Print, without altering anything, the lines from the one that holds "Recreate this image" to the one that holds "(0,0) rectangle (1124,949);", inclusive. No other lines belong in the output.

------ Source material

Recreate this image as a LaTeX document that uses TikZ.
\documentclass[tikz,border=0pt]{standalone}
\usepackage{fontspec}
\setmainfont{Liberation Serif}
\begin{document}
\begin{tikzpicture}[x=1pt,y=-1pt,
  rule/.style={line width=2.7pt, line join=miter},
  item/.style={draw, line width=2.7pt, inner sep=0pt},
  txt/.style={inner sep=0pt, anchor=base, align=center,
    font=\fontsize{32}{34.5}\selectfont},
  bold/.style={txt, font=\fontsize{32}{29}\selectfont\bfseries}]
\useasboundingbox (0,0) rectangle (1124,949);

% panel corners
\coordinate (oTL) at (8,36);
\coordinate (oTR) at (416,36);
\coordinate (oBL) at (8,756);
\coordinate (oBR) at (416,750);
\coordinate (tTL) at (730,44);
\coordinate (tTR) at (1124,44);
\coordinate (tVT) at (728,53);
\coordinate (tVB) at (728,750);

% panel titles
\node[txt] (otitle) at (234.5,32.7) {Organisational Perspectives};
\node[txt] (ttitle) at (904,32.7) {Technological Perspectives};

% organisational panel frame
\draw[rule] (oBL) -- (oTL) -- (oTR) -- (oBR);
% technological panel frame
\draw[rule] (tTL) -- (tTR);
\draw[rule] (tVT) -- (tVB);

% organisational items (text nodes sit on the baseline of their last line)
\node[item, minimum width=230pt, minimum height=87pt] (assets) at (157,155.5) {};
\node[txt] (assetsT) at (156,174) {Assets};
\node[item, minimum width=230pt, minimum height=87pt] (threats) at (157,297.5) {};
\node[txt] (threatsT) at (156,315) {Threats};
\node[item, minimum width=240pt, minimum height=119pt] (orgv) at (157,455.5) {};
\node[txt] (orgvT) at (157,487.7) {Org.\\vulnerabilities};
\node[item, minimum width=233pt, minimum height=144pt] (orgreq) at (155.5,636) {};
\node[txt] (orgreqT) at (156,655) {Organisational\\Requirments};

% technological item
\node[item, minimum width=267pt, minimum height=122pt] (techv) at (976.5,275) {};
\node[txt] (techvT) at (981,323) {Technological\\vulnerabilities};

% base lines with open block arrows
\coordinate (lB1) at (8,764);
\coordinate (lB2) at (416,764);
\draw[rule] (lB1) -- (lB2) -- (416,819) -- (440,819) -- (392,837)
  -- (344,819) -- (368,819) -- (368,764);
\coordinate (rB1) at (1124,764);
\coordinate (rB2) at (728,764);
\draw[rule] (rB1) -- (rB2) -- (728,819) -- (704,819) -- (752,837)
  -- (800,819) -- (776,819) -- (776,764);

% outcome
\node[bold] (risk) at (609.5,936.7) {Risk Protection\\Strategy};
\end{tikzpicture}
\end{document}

------------
------ Source material

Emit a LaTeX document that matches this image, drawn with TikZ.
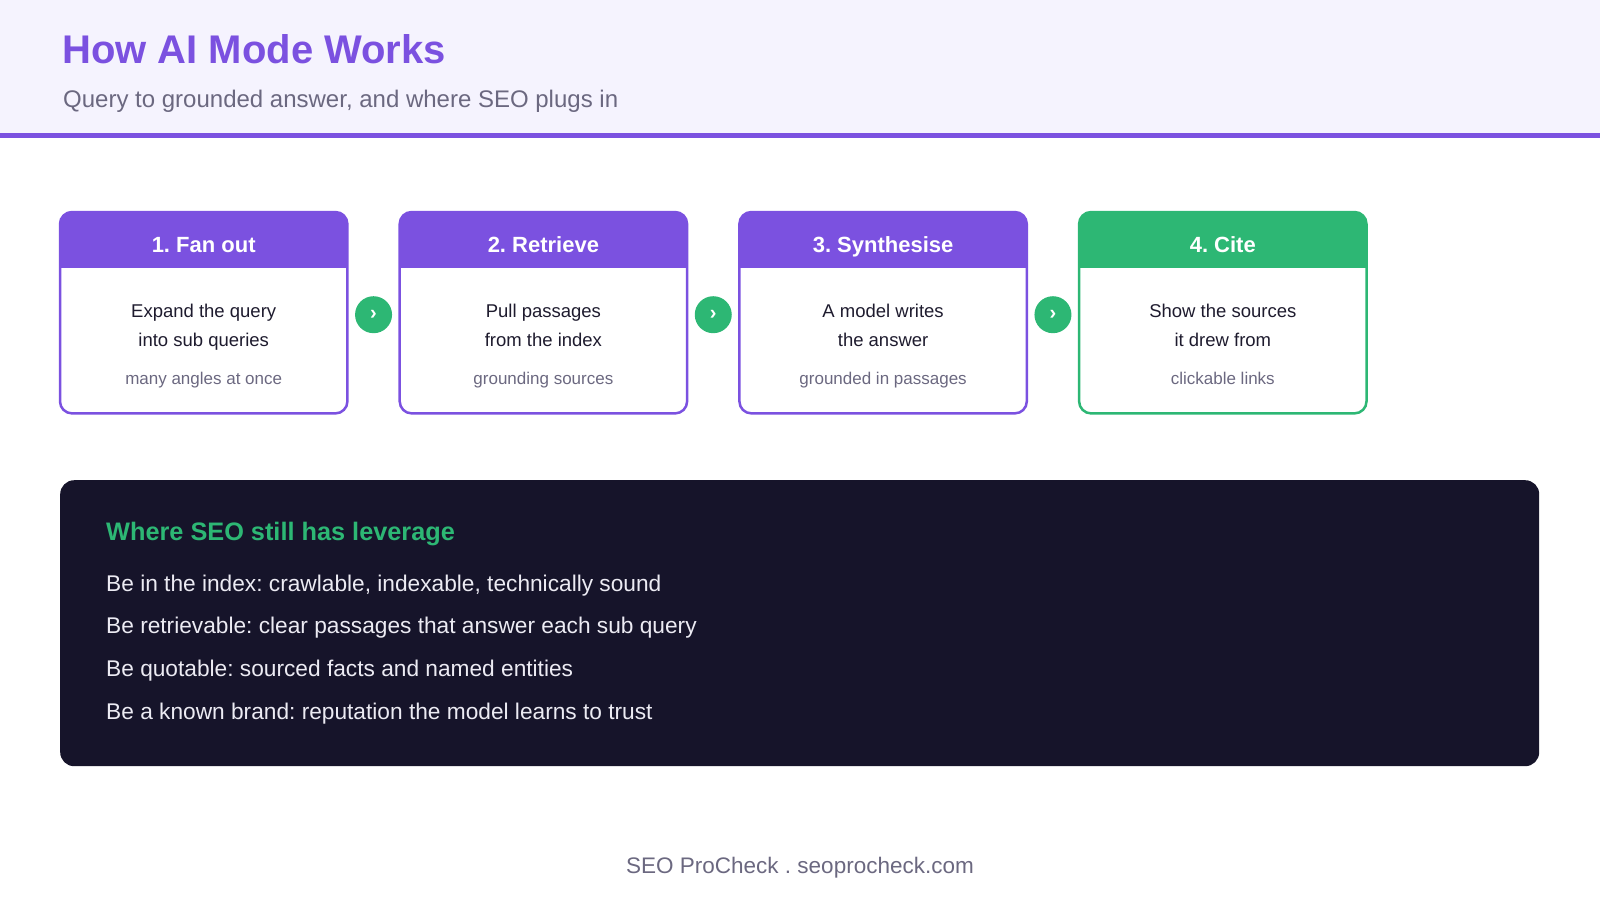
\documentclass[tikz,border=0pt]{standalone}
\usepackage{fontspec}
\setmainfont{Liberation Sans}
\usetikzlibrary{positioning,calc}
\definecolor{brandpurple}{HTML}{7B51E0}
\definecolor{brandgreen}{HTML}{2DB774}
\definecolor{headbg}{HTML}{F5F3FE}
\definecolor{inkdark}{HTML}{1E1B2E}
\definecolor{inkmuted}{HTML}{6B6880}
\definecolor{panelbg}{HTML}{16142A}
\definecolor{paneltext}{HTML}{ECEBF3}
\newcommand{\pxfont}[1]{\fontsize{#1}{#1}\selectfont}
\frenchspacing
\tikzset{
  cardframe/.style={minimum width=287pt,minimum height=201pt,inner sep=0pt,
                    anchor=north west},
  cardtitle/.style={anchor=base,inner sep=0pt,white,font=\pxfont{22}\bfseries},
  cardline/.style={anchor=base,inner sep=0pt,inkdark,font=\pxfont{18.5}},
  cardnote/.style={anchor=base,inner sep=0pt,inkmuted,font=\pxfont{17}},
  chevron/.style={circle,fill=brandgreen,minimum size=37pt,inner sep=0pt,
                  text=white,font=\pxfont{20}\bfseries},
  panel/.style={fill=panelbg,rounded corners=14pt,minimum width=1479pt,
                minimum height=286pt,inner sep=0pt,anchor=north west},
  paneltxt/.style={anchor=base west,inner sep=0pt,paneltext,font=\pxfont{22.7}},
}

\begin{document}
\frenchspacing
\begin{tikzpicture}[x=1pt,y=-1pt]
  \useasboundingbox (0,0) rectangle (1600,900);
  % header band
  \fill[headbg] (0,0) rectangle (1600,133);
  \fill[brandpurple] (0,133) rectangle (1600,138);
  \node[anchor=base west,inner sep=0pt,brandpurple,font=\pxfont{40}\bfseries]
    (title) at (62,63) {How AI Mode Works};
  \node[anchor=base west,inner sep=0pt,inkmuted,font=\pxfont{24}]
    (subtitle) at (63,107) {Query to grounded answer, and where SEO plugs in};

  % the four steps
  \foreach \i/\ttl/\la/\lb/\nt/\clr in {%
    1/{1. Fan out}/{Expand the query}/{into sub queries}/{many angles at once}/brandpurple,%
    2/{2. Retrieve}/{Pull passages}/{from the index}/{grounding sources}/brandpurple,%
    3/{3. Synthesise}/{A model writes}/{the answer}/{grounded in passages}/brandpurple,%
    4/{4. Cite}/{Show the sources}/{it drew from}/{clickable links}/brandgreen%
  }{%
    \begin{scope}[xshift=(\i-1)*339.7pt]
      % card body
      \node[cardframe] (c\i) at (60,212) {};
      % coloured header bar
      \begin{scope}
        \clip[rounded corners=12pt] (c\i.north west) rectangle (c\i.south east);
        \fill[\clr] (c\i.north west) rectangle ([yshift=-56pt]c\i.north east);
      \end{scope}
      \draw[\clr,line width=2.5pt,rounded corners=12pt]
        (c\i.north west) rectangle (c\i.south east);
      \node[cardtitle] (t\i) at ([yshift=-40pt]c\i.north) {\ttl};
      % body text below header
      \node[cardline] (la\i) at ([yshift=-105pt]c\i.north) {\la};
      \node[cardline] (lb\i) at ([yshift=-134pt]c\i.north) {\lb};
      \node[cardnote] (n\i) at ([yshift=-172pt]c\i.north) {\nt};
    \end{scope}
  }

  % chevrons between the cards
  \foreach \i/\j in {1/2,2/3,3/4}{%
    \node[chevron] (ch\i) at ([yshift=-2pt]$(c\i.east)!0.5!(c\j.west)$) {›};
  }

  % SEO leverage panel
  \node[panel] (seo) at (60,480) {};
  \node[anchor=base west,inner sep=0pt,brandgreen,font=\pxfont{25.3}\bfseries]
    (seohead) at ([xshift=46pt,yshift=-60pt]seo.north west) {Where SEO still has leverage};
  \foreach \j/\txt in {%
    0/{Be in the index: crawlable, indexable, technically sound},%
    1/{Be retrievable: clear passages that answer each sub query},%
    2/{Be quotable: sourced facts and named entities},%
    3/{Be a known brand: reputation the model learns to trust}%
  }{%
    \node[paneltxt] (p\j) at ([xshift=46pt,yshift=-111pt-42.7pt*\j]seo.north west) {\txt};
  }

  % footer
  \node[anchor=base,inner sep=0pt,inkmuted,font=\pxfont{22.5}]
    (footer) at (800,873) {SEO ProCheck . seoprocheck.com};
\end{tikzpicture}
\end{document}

------------
------ Source material

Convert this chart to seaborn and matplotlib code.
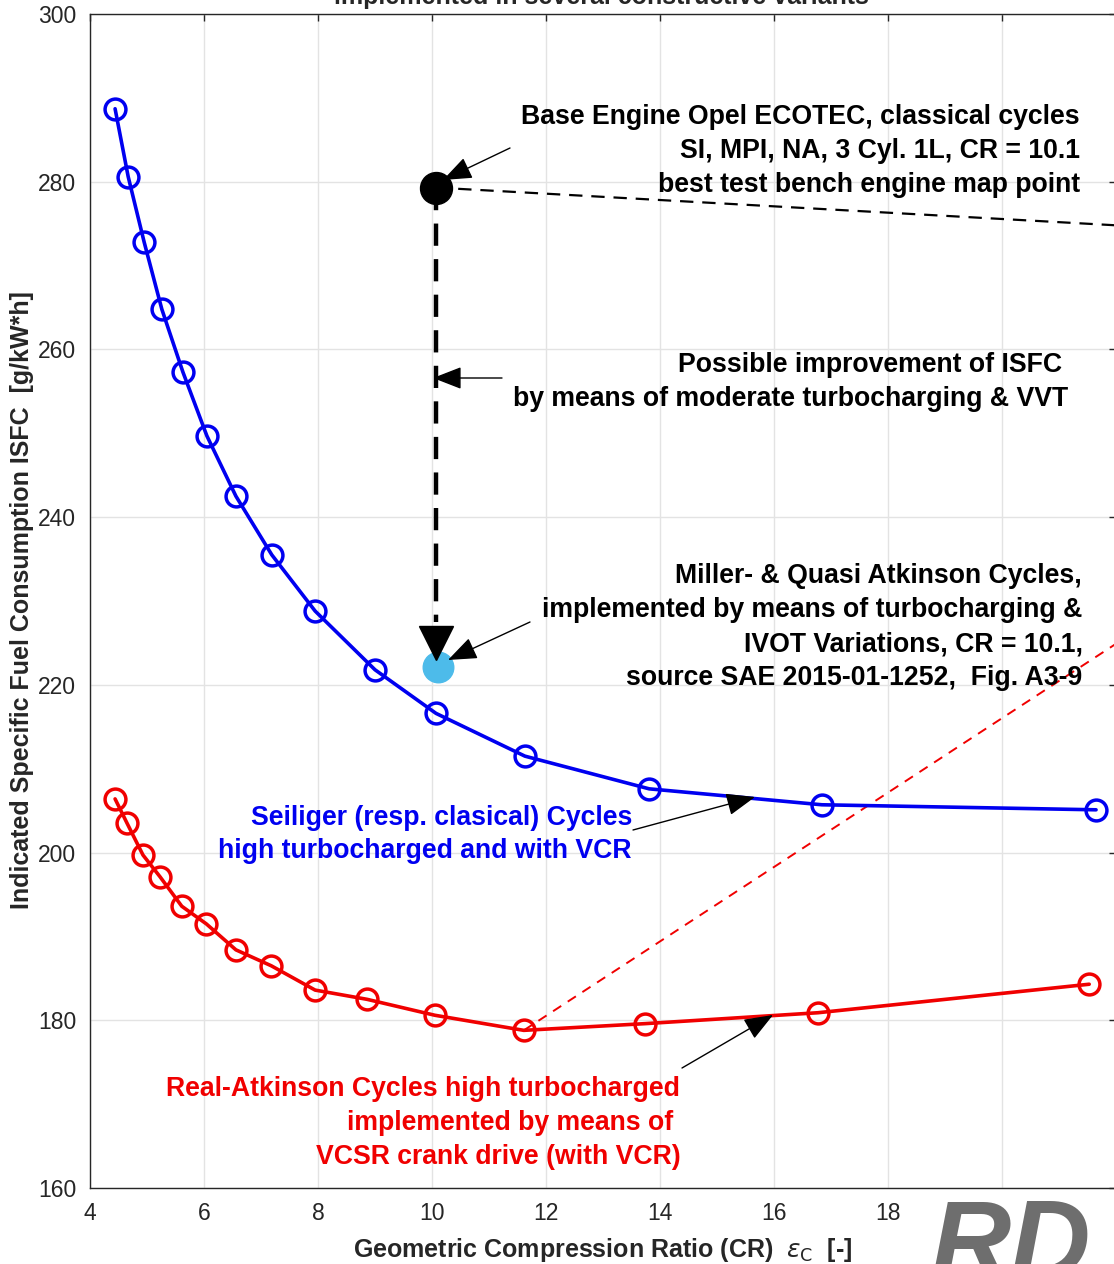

------------

-- Answer for this exercise --
Recreate this image as a LaTeX document that uses TikZ.
\documentclass[tikz,border=0pt]{standalone}
\usepackage{fontspec}
\setmainfont{Liberation Serif}
\begin{document}
\begin{tikzpicture}[x=1pt,y=-1pt,
  rule/.style={line width=2.7pt, line join=miter},
  item/.style={draw, line width=2.7pt, inner sep=0pt},
  txt/.style={inner sep=0pt, anchor=base, align=center,
    font=\fontsize{32}{34.5}\selectfont},
  bold/.style={txt, font=\fontsize{32}{29}\selectfont\bfseries}]
\useasboundingbox (0,0) rectangle (1124,949);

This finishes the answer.